- WRITTEN TASK
Return each line of the listing below, unchanged, and omit the images.

- DATASET EXTRACT
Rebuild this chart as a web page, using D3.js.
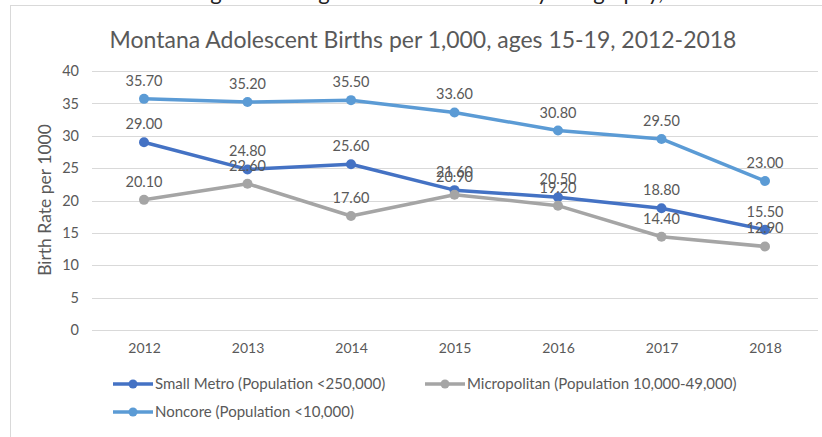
<meta charset="utf-8">
<style>
  body { margin: 0; background: #fff; }
  text { font-family: Lato, "Open Sans", sans-serif; fill: #595959; }
  .grid line { stroke: #d9d9d9; stroke-width: 1; }
  .series { fill: none; stroke-width: 3.5; stroke-linejoin: round; }
</style>
<body>
<script src="https://d3js.org/d3.v7.min.js"></script>
<script>
  // chart values
  const years = ["2012", "2013", "2014", "2015", "2016", "2017", "2018"];
  const smallMetro = [29.0, 24.8, 25.6, 21.6, 20.5, 18.8, 15.5];
  const micropolitan = [20.1, 22.6, 17.6, 20.9, 19.2, 14.4, 12.9];
  const noncore = [35.7, 35.2, 35.5, 33.6, 30.8, 29.5, 23.0];
  const yTicks = [0, 5, 10, 15, 20, 25, 30, 35, 40];
  const seriesNames = [
    "Small Metro (Population <250,000)",
    "Micropolitan (Population 10,000-49,000)",
    "Noncore (Population <10,000)"
  ];
  const seriesColors = ["#4472c4", "#a5a5a5", "#5b9bd5"];

  const series = [
    { name: seriesNames[0], values: smallMetro, color: seriesColors[0] },
    { name: seriesNames[1], values: micropolitan, color: seriesColors[1] },
    { name: seriesNames[2], values: noncore, color: seriesColors[2] }
  ];

  const W = 822, H = 437;
  const svg = d3.select("body").append("svg")
    .attr("width", W).attr("height", H);

  // cut-off caption from the page above the chart
  svg.append("text")
    .attr("x", 430).attr("y", 0)
    .attr("text-anchor", "middle")
    .style("fill", "#222").style("font-size", "22px")
    .text("Percent Change in Teenage Births in Montana by Geography, 2012-2018");

  // chart frame
  svg.append("rect")
    .attr("x", 10.5).attr("y", 5.5)
    .attr("width", 830).attr("height", 450)
    .attr("fill", "#fff").attr("stroke", "#d9d9d9");

  // title, fitted to the width seen in the reference
  const title = svg.append("text")
    .attr("x", 423).attr("y", 48)
    .attr("text-anchor", "middle")
    .style("font-size", "20px")
    .text("Montana Adolescent Births per 1,000, ages 15-19, 2012-2018");
  const tw = title.node().getComputedTextLength();
  title.style("font-size", (20 * 627 / tw) + "px");

  const x = d3.scalePoint().domain(years).range([144, 765]);
  const y = d3.scaleLinear().domain([0, 40]).range([330, 71]);

  // gridlines
  svg.append("g").attr("class", "grid")
    .selectAll("line").data(yTicks).join("line")
    .attr("x1", 92).attr("x2", 818)
    .attr("y1", d => Math.round(y(d)) + 0.5)
    .attr("y2", d => Math.round(y(d)) + 0.5);

  // y axis labels
  const yAxis = svg.append("g").attr("transform", "translate(79,0)")
    .call(d3.axisLeft(y).tickValues(yTicks).tickSize(0).tickPadding(0));
  yAxis.select(".domain").remove();
  yAxis.selectAll("text").style("font-size", "14.5px").style("fill", "#595959")
    .style("font-family", "Lato, sans-serif");

  // x axis labels
  const xAxis = svg.append("g").attr("transform", "translate(0,343)")
    .call(d3.axisBottom(x).tickSize(0).tickPadding(0));
  xAxis.select(".domain").remove();
  xAxis.selectAll("text").style("font-size", "14px").style("fill", "#595959")
    .style("font-family", "Lato, sans-serif");

  // y axis title
  svg.append("text")
    .attr("transform", "translate(51,200) rotate(-90)")
    .attr("text-anchor", "middle")
    .style("font-size", "17.5px")
    .text("Birth Rate per 1000");

  const line = d3.line()
    .x((d, i) => x(years[i]))
    .y(d => y(d));

  const groups = svg.selectAll(".s").data(series).join("g");

  groups.append("path")
    .attr("class", "series")
    .attr("stroke", d => d.color)
    .attr("d", d => line(d.values));

  groups.selectAll("circle").data(d => d.values.map(v => ({ v, c: d.color })))
    .join("circle")
    .attr("cx", (d, i) => x(years[i]))
    .attr("cy", d => y(d.v))
    .attr("r", 5)
    .attr("fill", d => d.c);

  // data labels
  groups.selectAll(".lbl").data(d => d.values).join("text")
    .attr("class", "lbl")
    .attr("x", (d, i) => x(years[i]))
    .attr("y", d => y(d) - 13)
    .attr("text-anchor", "middle")
    .style("font-size", "14.5px")
    .text(d => d.toFixed(2));

  // legend
  const legendPos = [[113, 384], [425, 384], [113, 412]];
  const legend = svg.selectAll(".leg").data(series).join("g")
    .attr("transform", (d, i) => `translate(${legendPos[i][0]},${legendPos[i][1]})`);
  legend.append("line")
    .attr("x1", 0).attr("x2", 40)
    .attr("stroke", d => d.color).attr("stroke-width", 3.5);
  legend.append("circle")
    .attr("cx", 20).attr("r", 4.5)
    .attr("fill", d => d.color);
  legend.append("text")
    .attr("x", 42).attr("y", 5)
    .style("font-size", "15px")
    .text(d => d.name);
</script>
</body>
</html>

- THE COMPLETED TASK
Rebuild this chart as a web page, using D3.js.
<meta charset="utf-8">
<style>
  body { margin: 0; background: #fff; }
  text { font-family: Lato, "Open Sans", sans-serif; fill: #595959; }
  .grid line { stroke: #d9d9d9; stroke-width: 1; }
  .series { fill: none; stroke-width: 3.5; stroke-linejoin: round; }
</style>
<body>
<script src="https://d3js.org/d3.v7.min.js"></script>
<script>
  // chart values
  const years = ["2012", "2013", "2014", "2015", "2016", "2017", "2018"];
  const smallMetro = [29.0, 24.8, 25.6, 21.6, 20.5, 18.8, 15.5];
  const micropolitan = [20.1, 22.6, 17.6, 20.9, 19.2, 14.4, 12.9];
  const noncore = [35.7, 35.2, 35.5, 33.6, 30.8, 29.5, 23.0];
  const yTicks = [0, 5, 10, 15, 20, 25, 30, 35, 40];
  const seriesNames = [
    "Small Metro (Population <250,000)",
    "Micropolitan (Population 10,000-49,000)",
    "Noncore (Population <10,000)"
  ];
  const seriesColors = ["#4472c4", "#a5a5a5", "#5b9bd5"];

  const series = [
    { name: seriesNames[0], values: smallMetro, color: seriesColors[0] },
    { name: seriesNames[1], values: micropolitan, color: seriesColors[1] },
    { name: seriesNames[2], values: noncore, color: seriesColors[2] }
  ];

  const W = 822, H = 437;
  const svg = d3.select("body").append("svg")
    .attr("width", W).attr("height", H);

  // cut-off caption from the page above the chart
  svg.append("text")
    .attr("x", 430).attr("y", 0)
    .attr("text-anchor", "middle")
    .style("fill", "#222").style("font-size", "22px")
    .text("Percent Change in Teenage Births in Montana by Geography, 2012-2018");

  // chart frame
  svg.append("rect")
    .attr("x", 10.5).attr("y", 5.5)
    .attr("width", 830).attr("height", 450)
    .attr("fill", "#fff").attr("stroke", "#d9d9d9");

  // title, fitted to the width seen in the reference
  const title = svg.append("text")
    .attr("x", 423).attr("y", 48)
    .attr("text-anchor", "middle")
    .style("font-size", "20px")
    .text("Montana Adolescent Births per 1,000, ages 15-19, 2012-2018");
  const tw = title.node().getComputedTextLength();
  title.style("font-size", (20 * 627 / tw) + "px");

  const x = d3.scalePoint().domain(years).range([144, 765]);
  const y = d3.scaleLinear().domain([0, 40]).range([330, 71]);

  // gridlines
  svg.append("g").attr("class", "grid")
    .selectAll("line").data(yTicks).join("line")
    .attr("x1", 92).attr("x2", 818)
    .attr("y1", d => Math.round(y(d)) + 0.5)
    .attr("y2", d => Math.round(y(d)) + 0.5);

  // y axis labels
  const yAxis = svg.append("g").attr("transform", "translate(79,0)")
    .call(d3.axisLeft(y).tickValues(yTicks).tickSize(0).tickPadding(0));
  yAxis.select(".domain").remove();
  yAxis.selectAll("text").style("font-size", "14.5px").style("fill", "#595959")
    .style("font-family", "Lato, sans-serif");

  // x axis labels
  const xAxis = svg.append("g").attr("transform", "translate(0,343)")
    .call(d3.axisBottom(x).tickSize(0).tickPadding(0));
  xAxis.select(".domain").remove();
  xAxis.selectAll("text").style("font-size", "14px").style("fill", "#595959")
    .style("font-family", "Lato, sans-serif");

  // y axis title
  svg.append("text")
    .attr("transform", "translate(51,200) rotate(-90)")
    .attr("text-anchor", "middle")
    .style("font-size", "17.5px")
    .text("Birth Rate per 1000");

  const line = d3.line()
    .x((d, i) => x(years[i]))
    .y(d => y(d));

  const groups = svg.selectAll(".s").data(series).join("g");

  groups.append("path")
    .attr("class", "series")
    .attr("stroke", d => d.color)
    .attr("d", d => line(d.values));

  groups.selectAll("circle").data(d => d.values.map(v => ({ v, c: d.color })))
    .join("circle")
    .attr("cx", (d, i) => x(years[i]))
    .attr("cy", d => y(d.v))
    .attr("r", 5)
    .attr("fill", d => d.c);

  // data labels
  groups.selectAll(".lbl").data(d => d.values).join("text")
    .attr("class", "lbl")
    .attr("x", (d, i) => x(years[i]))
    .attr("y", d => y(d) - 13)
    .attr("text-anchor", "middle")
    .style("font-size", "14.5px")
    .text(d => d.toFixed(2));

  // legend
  const legendPos = [[113, 384], [425, 384], [113, 412]];
  const legend = svg.selectAll(".leg").data(series).join("g")
    .attr("transform", (d, i) => `translate(${legendPos[i][0]},${legendPos[i][1]})`);
  legend.append("line")
    .attr("x1", 0).attr("x2", 40)
    .attr("stroke", d => d.color).attr("stroke-width", 3.5);
  legend.append("circle")
    .attr("cx", 20).attr("r", 4.5)
    .attr("fill", d => d.color);
  legend.append("text")
    .attr("x", 42).attr("y", 5)
    .style("font-size", "15px")
    .text(d => d.name);
</script>
</body>
</html>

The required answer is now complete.